— start of SUPPLIED DATA —

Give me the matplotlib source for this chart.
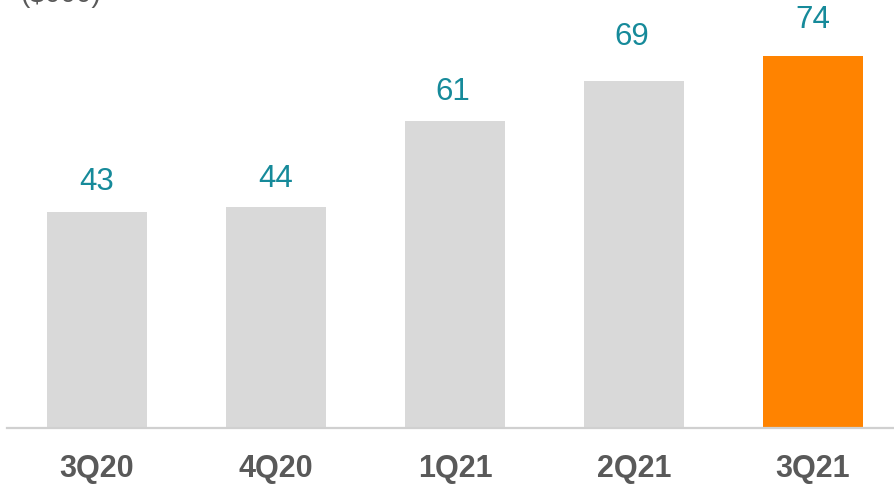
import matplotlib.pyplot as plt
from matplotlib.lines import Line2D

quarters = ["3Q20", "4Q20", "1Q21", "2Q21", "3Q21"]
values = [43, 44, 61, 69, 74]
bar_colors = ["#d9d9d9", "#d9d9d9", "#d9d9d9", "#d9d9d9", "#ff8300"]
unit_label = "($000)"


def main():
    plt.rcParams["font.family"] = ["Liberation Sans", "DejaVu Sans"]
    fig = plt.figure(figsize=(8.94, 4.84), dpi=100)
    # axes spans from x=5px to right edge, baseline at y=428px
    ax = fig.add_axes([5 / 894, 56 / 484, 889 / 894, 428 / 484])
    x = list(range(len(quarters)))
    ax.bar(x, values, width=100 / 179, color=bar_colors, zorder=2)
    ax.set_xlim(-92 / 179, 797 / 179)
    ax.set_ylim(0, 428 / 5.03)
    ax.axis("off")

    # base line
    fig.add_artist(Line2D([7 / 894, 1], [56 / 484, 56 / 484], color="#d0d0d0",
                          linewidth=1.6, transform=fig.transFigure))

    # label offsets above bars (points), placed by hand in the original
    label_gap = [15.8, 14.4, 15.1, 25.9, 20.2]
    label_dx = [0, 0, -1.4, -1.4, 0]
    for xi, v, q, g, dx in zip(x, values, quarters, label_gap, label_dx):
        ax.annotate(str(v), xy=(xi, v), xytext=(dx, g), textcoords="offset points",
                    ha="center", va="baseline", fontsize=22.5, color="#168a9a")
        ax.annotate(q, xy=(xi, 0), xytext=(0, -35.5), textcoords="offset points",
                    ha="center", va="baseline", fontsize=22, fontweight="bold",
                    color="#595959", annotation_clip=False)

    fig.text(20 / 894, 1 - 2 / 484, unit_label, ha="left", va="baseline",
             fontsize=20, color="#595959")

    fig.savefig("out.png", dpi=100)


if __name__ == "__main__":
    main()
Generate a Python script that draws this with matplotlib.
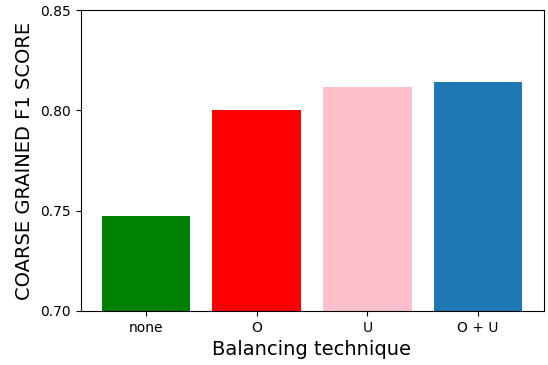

— end of SUPPLIED DATA —

* _EXERCISE GOAL_:
Return the listing above word for word, with the pictures removed.

* _TASK SOLUTION_:
Give me the matplotlib source for this chart.
import matplotlib.pyplot as plt
from matplotlib.lines import Line2D

quarters = ["3Q20", "4Q20", "1Q21", "2Q21", "3Q21"]
values = [43, 44, 61, 69, 74]
bar_colors = ["#d9d9d9", "#d9d9d9", "#d9d9d9", "#d9d9d9", "#ff8300"]
unit_label = "($000)"


def main():
    plt.rcParams["font.family"] = ["Liberation Sans", "DejaVu Sans"]
    fig = plt.figure(figsize=(8.94, 4.84), dpi=100)
    # axes spans from x=5px to right edge, baseline at y=428px
    ax = fig.add_axes([5 / 894, 56 / 484, 889 / 894, 428 / 484])
    x = list(range(len(quarters)))
    ax.bar(x, values, width=100 / 179, color=bar_colors, zorder=2)
    ax.set_xlim(-92 / 179, 797 / 179)
    ax.set_ylim(0, 428 / 5.03)
    ax.axis("off")

    # base line
    fig.add_artist(Line2D([7 / 894, 1], [56 / 484, 56 / 484], color="#d0d0d0",
                          linewidth=1.6, transform=fig.transFigure))

    # label offsets above bars (points), placed by hand in the original
    label_gap = [15.8, 14.4, 15.1, 25.9, 20.2]
    label_dx = [0, 0, -1.4, -1.4, 0]
    for xi, v, q, g, dx in zip(x, values, quarters, label_gap, label_dx):
        ax.annotate(str(v), xy=(xi, v), xytext=(dx, g), textcoords="offset points",
                    ha="center", va="baseline", fontsize=22.5, color="#168a9a")
        ax.annotate(q, xy=(xi, 0), xytext=(0, -35.5), textcoords="offset points",
                    ha="center", va="baseline", fontsize=22, fontweight="bold",
                    color="#595959", annotation_clip=False)

    fig.text(20 / 894, 1 - 2 / 484, unit_label, ha="left", va="baseline",
             fontsize=20, color="#595959")

    fig.savefig("out.png", dpi=100)


if __name__ == "__main__":
    main()
Generate a Python script that draws this with matplotlib.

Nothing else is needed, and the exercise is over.